Grouping similar strings that have misspellings, spacing differences, etc

50 views Asked by At

I have a data set of about 1 million employer names. These names are from a free-form text field so they include misspellings and variations in the way they are inputted (e.g. "Amazon" .. "Amzaon" .. "Amazon.com" .. "Amazon Web Services" .. "AWS").

I want to either A) group these 1 million so I have a somewhat accurate sense of how many unique employers are in the data set or B) be able to find all variations of any given employer.

So far, I've been using the data in Tableau, then filtering on "employer name" and searching all variations of the name I can think of.

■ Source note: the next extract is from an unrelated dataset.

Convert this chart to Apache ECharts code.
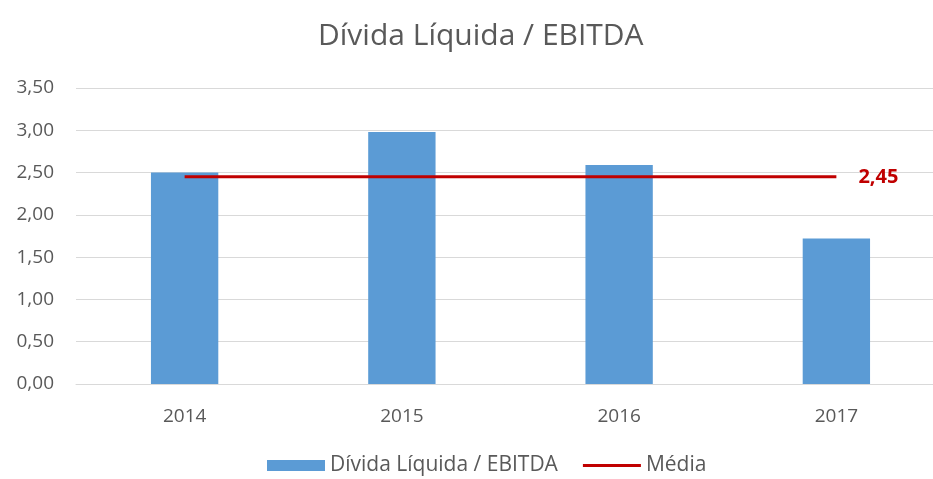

But it's tedious and I'm pretty sure I'm leaving many out.

I've also used the fuzzy add-in for excel but it hasn't worked that well on misspellings, special characters...

2

There are 2 answers

0
Alex Blakemore On

Try experimenting with Tableau Prep Builder - the companion tool that comes with your Tableau Creator license. It has a group feature that is designed for just these problems.

In Prep Builder, you’ll just need to connect to your data, add a cleaning step, and then add a group to your cleaning step.

0
Tom On

Tableau just isn't suited for doing this kind of analysis straight out of the box, and I would highly recommend doing some pre-processing on your data before putting trying to build a workbook around it.

Like another commenter said, you could look into using Tableau Prep Builder for a one-time transformation on your data set, but if you wanted to automate this process it costs extra to add functionality to whatever Tableau Server installation you have.

If you're familiar with Python or R (and the integration between Tableau Server and those services is supported by your organization), you could look into building a script to run the transformation real-time, but it probably won't be too efficient.